Let’s start at the top: don’t be fooled by emphatic statements such as Brad’s stating that network virtualization is analogous to server virtualization. It is not, this is an apples and oranges discussion. Network virtualization being the orange where you must peel the rind to get to the fruit. Don’t take my word for it, one of Brad’s colleagues, Scott Lowe, a man much smarter then I says it best:
The issue is that these two concepts are implemented in a very different fashion. Where server virtualization provides full visibility and partitioning of the underlying hardware, network virtualization simply provides a packet encapsulation technique for frames on the wire. The diagram below better illustrates our two fruits: apples and oranges.
As the diagram illustrates we are not working with equivalent approaches. Network virtualization would require partitioning of switch CPU, TCAM, ASIC forwarding, bandwidth etc. to be a true apples-to-apples comparison. Instead it provides a simple wrapper to encapsulate traffic on the underlying Layer 3 infrastructure. These are two very different virtualization approaches.
Brad makes his next giant leap in the “What is the Network section.†Here he makes the assumption that the network consists of only virtual workloads “The “network†we want to virtualize is the complete L2-L7 services viewed by the virtual machines†and the rest of his blog focuses there. This is fine for those data center environments that are 100% virtualized including servers, services and WAN connectivity and use server virtualization for all of those purposes. Those environments must also lack PaaS and SaaS systems that aren’t built on virtual servers as those are also non-applicable to the remaining discussion. So anyone in those environments described will benefit from the discussion, anyone <crickets>.

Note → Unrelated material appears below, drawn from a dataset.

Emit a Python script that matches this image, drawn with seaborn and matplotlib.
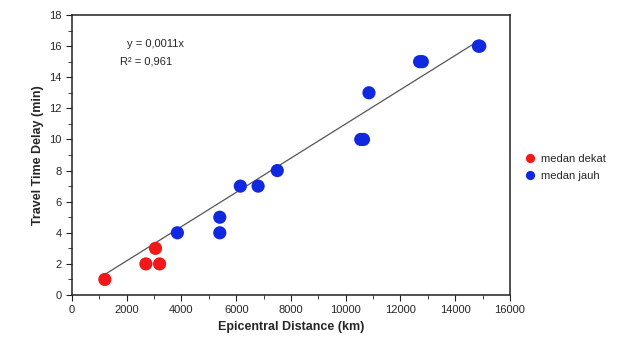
import numpy as np
import pandas as pd
import seaborn as sns
from matplotlib import pyplot as plt
from matplotlib.ticker import MultipleLocator

sns.set_style("ticks")
plt.rcParams['font.family'] = ['Liberation Sans', 'DejaVu Sans']

dist_dekat = [1200, 2700, 3050, 3200]
delay_dekat = [1, 2, 3, 2]
dist_jauh = [3850, 5400, 5400, 6150, 6800, 7500, 10550, 10650, 10850, 12700, 12800, 14850, 14900]
delay_jauh = [4, 4, 5, 7, 7, 8, 10, 10, 13, 15, 15, 16, 16]
slope = 0.0011
r2 = 0.961

df = pd.DataFrame({
    'dist': dist_dekat + dist_jauh,
    'delay': delay_dekat + delay_jauh,
    'group': ['medan dekat'] * len(dist_dekat) + ['medan jauh'] * len(dist_jauh),
})

fig = plt.figure(figsize=(6.35, 3.49), dpi=100)
ax = fig.add_axes([0.1134, 0.1547, 0.6896, 0.8023])

xl = np.array([min(df['dist']) - 50, max(df['dist'])])
ax.plot(xl, slope * xl, color='#555555', lw=0.9, zorder=1)

sns.scatterplot(data=df, x='dist', y='delay', hue='group',
                palette={'medan dekat': '#f01818', 'medan jauh': '#1028e0'},
                s=90, edgecolor='none', ax=ax, zorder=2)

ax.set_xlim(0, 16000)
ax.set_ylim(0, 18)
ax.xaxis.set_major_locator(MultipleLocator(2000))
ax.xaxis.set_minor_locator(MultipleLocator(1000))
ax.yaxis.set_major_locator(MultipleLocator(2))
ax.yaxis.set_minor_locator(MultipleLocator(1))
ax.tick_params(axis='both', which='major', labelsize=8, length=4, color='#222222')
ax.tick_params(axis='both', which='minor', length=3, color='#222222')
for s in ax.spines.values():
    s.set_linewidth(1.1)
    s.set_color('#222222')

ax.set_xlabel('Epicentral Distance (km)', fontsize=9, fontweight='bold')
ax.set_ylabel('Travel Time Delay (min)', fontsize=9, fontweight='bold')

ax.text(0.19, 0.885, 'y = 0,0011x', transform=ax.transAxes, fontsize=8, ha='center')
ax.text(0.17, 0.825, 'R² = 0,961', transform=ax.transAxes, fontsize=8, ha='center')

ax.legend(loc='center left', bbox_to_anchor=(1.01, 0.455), frameon=False,
          fontsize=8, handletextpad=0.0, markerscale=0.7, borderaxespad=0,
          labelspacing=0.6)

fig.savefig('out.png', dpi=100, facecolor='white')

So Brad and, presumably VMware/Nicira (since network virtualization is their term), define the goal as taking “all of the network services, features, and configuration necessary to provision the application’s virtual network (VLANs, VRFs, Firewall rules, Load Balancer pools & VIPs, IPAM, Routing, isolation, multi-tenancy, etc.) – take all of those features, decouple it from the physical network, and move it into a virtualization software layer for the express purpose of automation.†So if your looking to build 100% virtualized server environments with no plans to advance up the stack into PaaS, etc. it seems you have found your Huckleberry.
What we really need is not a virtualized network overlay running on top of an L3 infrastructure with no communication or correlation between the two. What we really need is something another guy much smarter than me (Greg Ferro) described:
Abstraction, independence and isolation, that’s the key to moving the network forward. This is not provided by network virtualization. Network virtualization is a coat of paint on the existing building. Further more that coat of paint is applied without stripping, priming, or removing that floral wall paper your grandmother loved. The diagram below is how I think of it.
With a network virtualization solution you’re placing your applications on a house of cards built on a non-isolated infrastructure of legacy design and thinking. Without modifying the underlying infrastructure, network virtualization solutions are only as good as the original foundation. Of course you could replace the data center network with a non-blocking fabric and apply QoS consistently across that underlying fabric (most likely manually) as Brad Hedlund suggests below.
If this is the route you take, to rebuild the foundation before applying network virtualization paint, is network virtualization still the color you want? If a refresh and reconfigure is required anyway, is this the best method for doing so?
The network has become complex and unmanageable due to things far older than VMware and server virtualization. We’ve clung to device centric CLI configuration and the realm of keyboard wizards. Furthermore we’ve bastardized originally abstracted network constructs such as VLAN, VRF, addressing, routing, and security tying them together and creating a Frankenstein of a data center network. Are we surprised the villagers are coming with torches and pitch forks?
So overall I agree with Brad, the network needs to be fixed. We just differ on the solution, I’d like to see more than a coat of paint. Put lipstick on a pig and all you get is a pretty pig.